For the sake of my argument, I’ll say that discretionary income is an opportunity to optimize for the maximum amount of happiness’ (I’m gonna run with this abstraction so please bear with me) per unit of currency.

The traditional approach that personal finance bloggers espouse is something I’ll call optimizing for price”. This is an approach to spending that prioritizes the price for the thing you’re spending on before anything else. This is like buying the smallest, least expensive cup of tea that has just enough flavor to make you not want to spit it out immediately.

Living this way and optimizing for price in all aspects of your life might leave you with a more savings rate, but is an unsustainable approach to spending money that compromises the quality and enjoyment of things you’re buying for an arbitrary goal of spending less”.

Optimizing for happiness”, as I call it, is an approach to spending that prioritizes the quality and enjoyment of purchase that is in radical alignment with your priorities and values. This is like investing in a cafe-grade tea strainer and importing tea leaves from different parts of the world, in order to make sitting down with a cup of tea a daily ritual that aligns with your belief in the importance of solitude and quiet.

While it would be unsustainable to have this be the spending philosophy when it comes to all of your purchases, optimizing for happiness in alignment with your priorities will help you:

  1. Make intentional purchases that result in longer term satisfaction
  2. Not overspend on things that don’t align with your lifestyle
  3. Potentially have a better savings rate than if you optimized for price on everything

Just like spending more in the short term, spending less money can also be a form of instant gratification.

I’ll preface the benefits of optimizing for happiness with the fact that it isn’t perfect. Our priorities change just as quickly as our life does, and we might find ourselves with a $200 kettle that won’t help you with your newfound passion for beekeeping.

I’ve found that I can justify almost any purchase to myself because I’m buying it for life”, and then once it arrives proceed to never use it (here’s a link to a $80 jump rope that I am seriously underutilizing).

Even when my priorities do change though, I can always focus on making buying less but better. When goods are bought cheaply, it leaves a lot more room for haphazard purchases and makes it easy to simply buy more, more often.

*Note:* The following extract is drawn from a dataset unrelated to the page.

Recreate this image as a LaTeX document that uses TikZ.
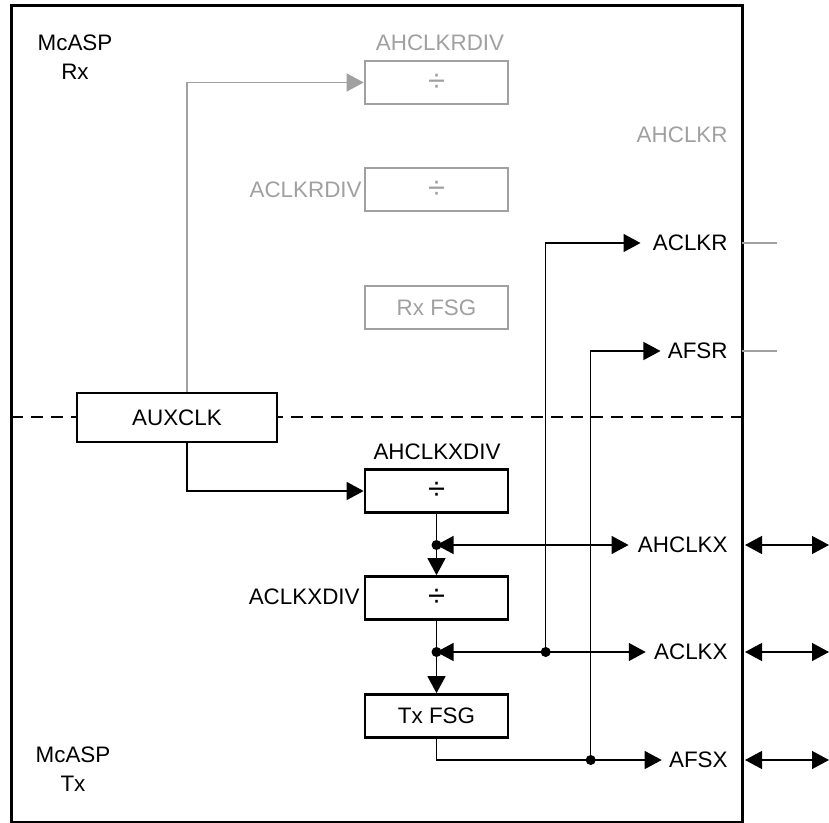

The lifetime cost of ownership for a consumer good is also often ignored when consumers optimize singularly for price. It’d more economical for me to purchase a more expensive kettle today and only have to replace it once than to replace a less expensive item more often.

By choosing buy things that might be more expensive, you can replace the clutter that is associated with cheap, mass-produced consumer goods with high-quality, domestically-made goods that support local economies.

While this kind of longer-term thinking is at the core of optimizing for happiness, is the hardest part to conceptualize. The financial burden in the short term begets financial relief in the long term, and the financial relief in the short term can beget financial burden in the long term. For some, being cheap is also be a form of instant gratification where there is some pleasure to be gained by spending miserly amounts of money.

Ultimately, this is not about having your entire life prioritized today and having every can of beans you purchase be in radical alignment with your perfectly manicured meal plan (but if it is, I wanna hear about it). It is not about never making mistakes with your money and passing every single of your possessions onto your grandchildren as heirlooms. It is however, about working to practice intentionality in a market optimized for impulsivity– and you can’t put a price tag on that.